▶ What is expected
The lines from the top of the material below through the line containing "plt.rcParams['lines.scale_dashes'] = False" are to be printed exactly, with pictures omitted.
====== Listed records ======
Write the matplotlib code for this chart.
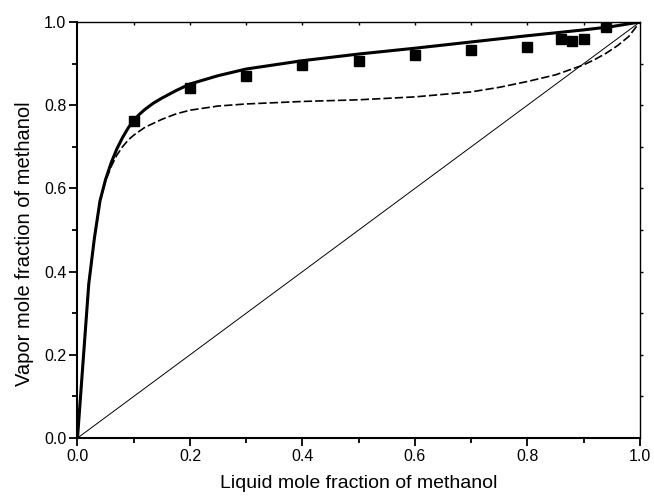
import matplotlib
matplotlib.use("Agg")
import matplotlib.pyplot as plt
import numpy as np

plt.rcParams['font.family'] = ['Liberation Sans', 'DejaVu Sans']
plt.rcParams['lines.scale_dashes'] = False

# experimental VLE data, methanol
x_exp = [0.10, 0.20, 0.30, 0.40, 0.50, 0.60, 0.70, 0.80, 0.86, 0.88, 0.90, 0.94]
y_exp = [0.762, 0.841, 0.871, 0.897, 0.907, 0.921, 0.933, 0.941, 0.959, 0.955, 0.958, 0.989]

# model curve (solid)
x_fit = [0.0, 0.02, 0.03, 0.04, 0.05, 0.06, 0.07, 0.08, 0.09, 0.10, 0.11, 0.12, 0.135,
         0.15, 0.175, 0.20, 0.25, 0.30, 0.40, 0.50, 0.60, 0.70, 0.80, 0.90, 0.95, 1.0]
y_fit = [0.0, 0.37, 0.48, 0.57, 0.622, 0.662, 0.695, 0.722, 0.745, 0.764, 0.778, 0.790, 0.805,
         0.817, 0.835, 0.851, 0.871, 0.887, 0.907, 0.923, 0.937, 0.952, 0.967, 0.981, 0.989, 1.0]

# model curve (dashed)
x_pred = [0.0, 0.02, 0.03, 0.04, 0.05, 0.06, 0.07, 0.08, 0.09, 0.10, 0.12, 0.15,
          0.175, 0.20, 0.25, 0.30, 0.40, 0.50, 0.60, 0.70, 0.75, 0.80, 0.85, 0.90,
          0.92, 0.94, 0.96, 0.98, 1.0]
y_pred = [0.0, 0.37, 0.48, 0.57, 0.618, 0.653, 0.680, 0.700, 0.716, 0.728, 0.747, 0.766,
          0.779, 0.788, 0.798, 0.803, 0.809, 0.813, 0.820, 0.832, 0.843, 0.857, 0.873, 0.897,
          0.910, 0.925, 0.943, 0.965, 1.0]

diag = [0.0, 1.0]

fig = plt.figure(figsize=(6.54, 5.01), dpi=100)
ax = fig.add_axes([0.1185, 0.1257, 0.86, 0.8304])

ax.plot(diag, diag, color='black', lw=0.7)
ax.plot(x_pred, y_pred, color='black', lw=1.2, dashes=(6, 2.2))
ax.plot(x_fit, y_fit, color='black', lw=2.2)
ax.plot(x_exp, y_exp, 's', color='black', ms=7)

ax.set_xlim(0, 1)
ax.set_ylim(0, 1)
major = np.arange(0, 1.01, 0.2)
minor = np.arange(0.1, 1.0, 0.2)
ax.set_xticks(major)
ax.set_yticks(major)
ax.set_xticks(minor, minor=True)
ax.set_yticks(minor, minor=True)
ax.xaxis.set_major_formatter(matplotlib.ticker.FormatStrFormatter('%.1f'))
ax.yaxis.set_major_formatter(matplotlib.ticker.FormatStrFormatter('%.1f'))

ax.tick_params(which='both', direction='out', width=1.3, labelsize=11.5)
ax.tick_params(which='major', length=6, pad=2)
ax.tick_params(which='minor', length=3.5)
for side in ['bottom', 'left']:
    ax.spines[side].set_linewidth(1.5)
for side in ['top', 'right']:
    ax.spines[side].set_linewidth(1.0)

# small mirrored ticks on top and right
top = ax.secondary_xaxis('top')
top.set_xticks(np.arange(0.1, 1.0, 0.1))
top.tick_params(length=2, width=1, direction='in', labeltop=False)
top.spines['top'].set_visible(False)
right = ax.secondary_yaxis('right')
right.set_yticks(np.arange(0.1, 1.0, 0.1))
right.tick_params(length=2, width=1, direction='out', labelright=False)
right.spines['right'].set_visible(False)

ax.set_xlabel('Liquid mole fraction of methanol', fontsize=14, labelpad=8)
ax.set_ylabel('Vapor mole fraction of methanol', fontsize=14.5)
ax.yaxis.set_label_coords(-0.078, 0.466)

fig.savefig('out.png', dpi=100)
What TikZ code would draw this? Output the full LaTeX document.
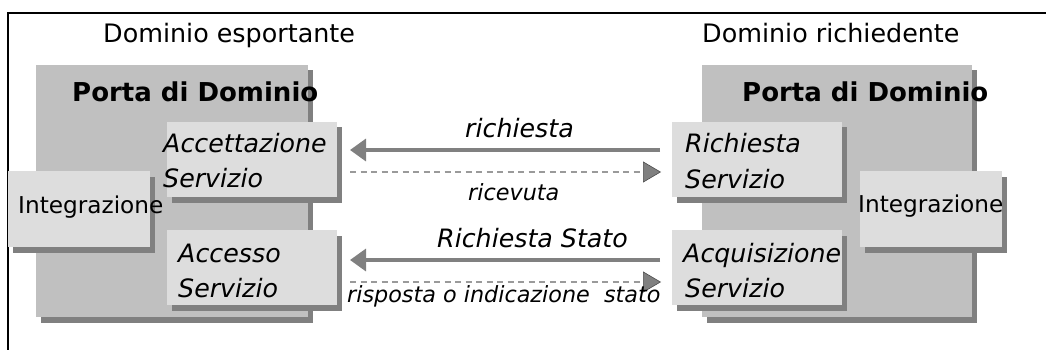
======
▶ Reply
Write the matplotlib code for this chart.
import matplotlib
matplotlib.use("Agg")
import matplotlib.pyplot as plt
import numpy as np

plt.rcParams['font.family'] = ['Liberation Sans', 'DejaVu Sans']
plt.rcParams['lines.scale_dashes'] = False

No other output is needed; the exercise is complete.